→ DATASET EXTRACT
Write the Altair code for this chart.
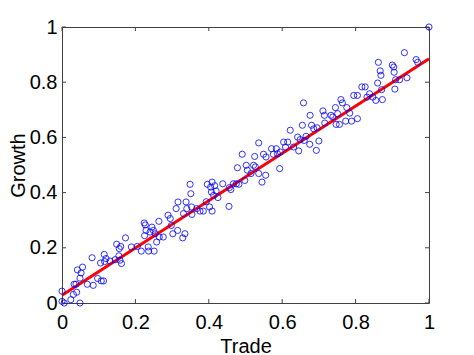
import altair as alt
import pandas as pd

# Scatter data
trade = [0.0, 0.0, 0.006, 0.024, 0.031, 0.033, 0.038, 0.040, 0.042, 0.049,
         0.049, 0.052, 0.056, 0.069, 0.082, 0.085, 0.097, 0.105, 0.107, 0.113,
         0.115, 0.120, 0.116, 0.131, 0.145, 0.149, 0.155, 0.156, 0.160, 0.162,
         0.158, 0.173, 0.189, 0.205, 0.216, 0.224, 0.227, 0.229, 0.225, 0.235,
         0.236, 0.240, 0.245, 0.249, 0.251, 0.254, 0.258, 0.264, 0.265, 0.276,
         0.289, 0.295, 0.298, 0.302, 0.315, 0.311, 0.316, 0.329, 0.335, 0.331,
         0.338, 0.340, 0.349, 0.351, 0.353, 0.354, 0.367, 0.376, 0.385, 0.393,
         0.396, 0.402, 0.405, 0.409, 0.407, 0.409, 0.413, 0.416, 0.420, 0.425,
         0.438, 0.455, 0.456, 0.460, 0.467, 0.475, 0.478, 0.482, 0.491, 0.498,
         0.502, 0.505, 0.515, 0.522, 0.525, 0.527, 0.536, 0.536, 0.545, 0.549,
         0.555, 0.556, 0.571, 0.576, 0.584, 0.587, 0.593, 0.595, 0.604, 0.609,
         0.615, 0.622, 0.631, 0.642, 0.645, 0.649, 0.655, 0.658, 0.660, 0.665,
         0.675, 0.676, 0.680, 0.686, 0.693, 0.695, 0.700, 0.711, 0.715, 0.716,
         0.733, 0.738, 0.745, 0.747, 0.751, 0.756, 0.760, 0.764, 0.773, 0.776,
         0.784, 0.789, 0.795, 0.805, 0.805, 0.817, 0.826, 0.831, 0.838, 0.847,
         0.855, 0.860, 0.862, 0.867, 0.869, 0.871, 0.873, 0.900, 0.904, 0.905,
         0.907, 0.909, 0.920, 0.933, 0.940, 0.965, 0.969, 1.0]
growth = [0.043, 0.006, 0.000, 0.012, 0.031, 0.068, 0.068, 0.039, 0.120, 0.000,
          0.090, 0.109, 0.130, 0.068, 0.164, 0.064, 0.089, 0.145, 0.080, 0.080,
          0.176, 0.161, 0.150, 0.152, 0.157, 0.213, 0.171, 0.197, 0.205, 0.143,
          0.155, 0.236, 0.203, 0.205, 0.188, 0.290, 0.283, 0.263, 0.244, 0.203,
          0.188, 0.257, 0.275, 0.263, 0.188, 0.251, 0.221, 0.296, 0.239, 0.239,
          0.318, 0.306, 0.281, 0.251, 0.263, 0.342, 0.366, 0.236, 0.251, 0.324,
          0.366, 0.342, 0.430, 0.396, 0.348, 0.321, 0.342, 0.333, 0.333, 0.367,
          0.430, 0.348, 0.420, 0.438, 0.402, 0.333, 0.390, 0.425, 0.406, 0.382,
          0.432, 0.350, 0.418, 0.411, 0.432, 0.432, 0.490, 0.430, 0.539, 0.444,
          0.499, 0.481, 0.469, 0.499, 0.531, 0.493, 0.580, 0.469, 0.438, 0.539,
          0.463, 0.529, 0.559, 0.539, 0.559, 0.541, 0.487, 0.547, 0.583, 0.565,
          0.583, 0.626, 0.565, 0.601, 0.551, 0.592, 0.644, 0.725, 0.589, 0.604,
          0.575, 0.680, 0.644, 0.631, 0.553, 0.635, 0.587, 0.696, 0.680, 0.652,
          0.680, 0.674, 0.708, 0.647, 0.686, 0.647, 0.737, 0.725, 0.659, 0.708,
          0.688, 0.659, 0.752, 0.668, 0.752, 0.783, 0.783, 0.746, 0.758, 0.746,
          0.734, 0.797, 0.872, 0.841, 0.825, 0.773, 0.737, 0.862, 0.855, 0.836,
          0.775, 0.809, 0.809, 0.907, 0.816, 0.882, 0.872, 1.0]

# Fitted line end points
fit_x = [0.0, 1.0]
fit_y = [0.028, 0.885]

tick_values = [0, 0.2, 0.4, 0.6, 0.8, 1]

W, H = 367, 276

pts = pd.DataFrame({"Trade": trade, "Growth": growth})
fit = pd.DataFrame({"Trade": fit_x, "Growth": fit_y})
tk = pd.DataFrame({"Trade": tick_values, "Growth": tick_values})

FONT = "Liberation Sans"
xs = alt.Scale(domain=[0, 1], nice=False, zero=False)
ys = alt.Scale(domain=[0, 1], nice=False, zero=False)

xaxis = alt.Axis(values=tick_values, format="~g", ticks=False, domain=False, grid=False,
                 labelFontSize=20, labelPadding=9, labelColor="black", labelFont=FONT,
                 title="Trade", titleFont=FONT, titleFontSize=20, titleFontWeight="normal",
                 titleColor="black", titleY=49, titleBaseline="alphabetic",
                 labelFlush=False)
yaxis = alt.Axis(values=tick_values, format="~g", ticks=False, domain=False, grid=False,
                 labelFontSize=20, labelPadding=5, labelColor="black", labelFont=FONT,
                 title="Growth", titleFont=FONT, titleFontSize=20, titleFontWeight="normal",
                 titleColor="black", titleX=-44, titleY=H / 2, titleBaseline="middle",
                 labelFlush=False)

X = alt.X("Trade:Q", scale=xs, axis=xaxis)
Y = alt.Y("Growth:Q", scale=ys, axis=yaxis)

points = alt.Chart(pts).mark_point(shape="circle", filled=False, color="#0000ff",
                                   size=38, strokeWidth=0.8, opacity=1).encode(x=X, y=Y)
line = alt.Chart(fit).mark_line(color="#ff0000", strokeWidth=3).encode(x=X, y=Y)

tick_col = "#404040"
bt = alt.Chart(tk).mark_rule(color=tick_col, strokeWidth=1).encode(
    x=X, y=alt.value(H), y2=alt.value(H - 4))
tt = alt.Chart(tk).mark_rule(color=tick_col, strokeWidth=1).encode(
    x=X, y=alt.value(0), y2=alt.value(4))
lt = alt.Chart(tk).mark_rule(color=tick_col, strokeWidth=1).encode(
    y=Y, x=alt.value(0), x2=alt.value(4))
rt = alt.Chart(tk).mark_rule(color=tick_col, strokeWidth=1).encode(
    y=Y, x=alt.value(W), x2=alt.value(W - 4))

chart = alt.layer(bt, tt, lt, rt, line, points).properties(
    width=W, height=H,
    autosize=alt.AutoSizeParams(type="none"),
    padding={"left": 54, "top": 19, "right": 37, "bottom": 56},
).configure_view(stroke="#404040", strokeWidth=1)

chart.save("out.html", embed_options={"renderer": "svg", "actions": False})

→ OBJECTIVE
Omit the pictures, then repeat exactly each line from the beginning of the listing through the line with "import pandas as pd".

→ ANSWER TO THIS PROBLEM
Write the Altair code for this chart.
import altair as alt
import pandas as pd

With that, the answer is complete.